I don't want to get into a long conversation about the GPL either, but
this is the position (AIUI):
* The GPL allows linking to LGPL libraries anyway. For instance, all the
GPL GNU tools (like grep) link to glibc, which is LGPL.
* In any case, the main Camelot code is GPL with a specific exception (it
is more liberal than the GPL) - this is permitted under the GPL, you
are allowed to give users additional rights. One such additional right
specifically allowed was the right to link to certain libraries. See
LICENSE.txt for more information.
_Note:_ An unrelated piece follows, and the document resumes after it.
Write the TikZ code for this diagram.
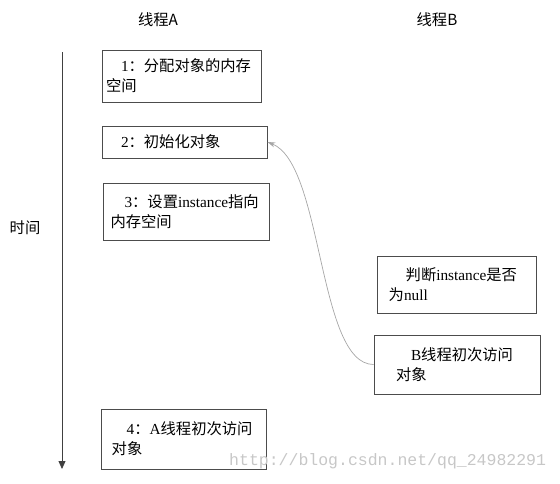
\documentclass[tikz,border=0pt]{standalone}
\usepackage{fontspec}
\setmainfont{Liberation Serif}
\newfontfamily\cjk{Noto Sans CJK SC}
\newfontfamily\wmfont{Liberation Mono}
\usetikzlibrary{arrows.meta}
\tikzset{
  stepbox/.style={draw=black!70, line width=0.8pt, align=left, inner ysep=0pt,
    font=\fontsize{15.3}{19.8}\selectfont},
  title/.style={font=\fontsize{15.3}{18}\selectfont\cjk},
  timeline/.style={draw=black!75, line width=0.8pt, -{Triangle[length=8pt,width=7pt]}},
  access/.style={draw=black!35, line width=0.7pt, -{Stealth[length=8pt,width=5pt]}},
  watermark/.style={text=black!22, font=\fontsize{16.5}{18}\wmfont, anchor=west, inner sep=0pt}
}
\begin{document}
\begin{tikzpicture}[x=1pt,y=-1pt]
\useasboundingbox (0,0) rectangle (560,483);
% titles
\node[title] (ta) at (158,20) {线程A};
\node[title] (tb) at (437,20) {线程B};
% time axis
\coordinate (t0) at (62,52);
\coordinate (t1) at (62,469);
\draw[timeline] (t0) -- (t1);
\node[title] (time) at (25,228) {时间};
% thread A boxes
\node[stepbox, inner xsep=4pt, text width=151pt, minimum height=52pt] (n1) at (181.5,76)
  {\hspace*{15pt}1{\cjk ：分配对象的内存}\\{\cjk 空间}};
\node[stepbox, inner xsep=4pt, text width=157pt, minimum height=32pt] (n2) at (184.5,142)
  {\hspace*{15pt}2{\cjk ：初始化对象}};
\node[stepbox, inner xsep=7pt, text width=151.5pt, minimum height=57pt] (n3) at (186.25,211.5)
  {\hspace*{14pt}3{\cjk ：设置}instance{\cjk 指向}\\{\cjk 内存空间}};
\node[stepbox, inner xsep=10pt, text width=145pt, minimum height=60pt] (n4) at (184.2,439)
  {\hspace*{15pt}4{\cjk ：}A{\cjk 线程初次访问}\\{\cjk 对象}};
% thread B boxes
\node[stepbox, inner xsep=11pt, text width=137pt, minimum height=56.6pt] (b1) at (457.2,285)
  {\hspace*{17pt}{\cjk 判断}instance{\cjk 是否}\\{\cjk 为}null};
\node[stepbox, inner xsep=22pt, text width=122pt, minimum height=59pt] (b2) at (457,364.5)
  {\hspace*{15pt}B{\cjk 线程初次访问}\\{\cjk 对象}};
% access arrow
\draw[access] (b2.west) .. controls +(-56,0) and +(56,22) .. (n2.east);
% watermark
\node[watermark] (wm) at (229,461) {http://blog.csdn.net/qq\_24982291};
\end{tikzpicture}
\end{document}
In case there was any doubt, this
should dispel it.
* The reason why (in license terms) wxXtra is separate (there are very
good reasons in technical terms too as you've found out) is not because
of worries about a GPL breach in the main Camelot code, but because
the wxWidgets code from which wxXtra is (in the main derived) is
a) wxWidgets license - so cannot be relicensed under the Camelot
"GPL with exception license"
b) Not joint copyright with Xara (as the authors have not signed
contribution agreements)
It can still be /used/ though, as the wxWidgets license permits linking
to anything under any license (essentially).
However, as you've found out, if you include were to include the
Camelot headers in a wxXtra file, things break. Also, it works
fine as a standalone library. So the best thing is to ensure it
is compiled that way on the Mac (as well as on Linux).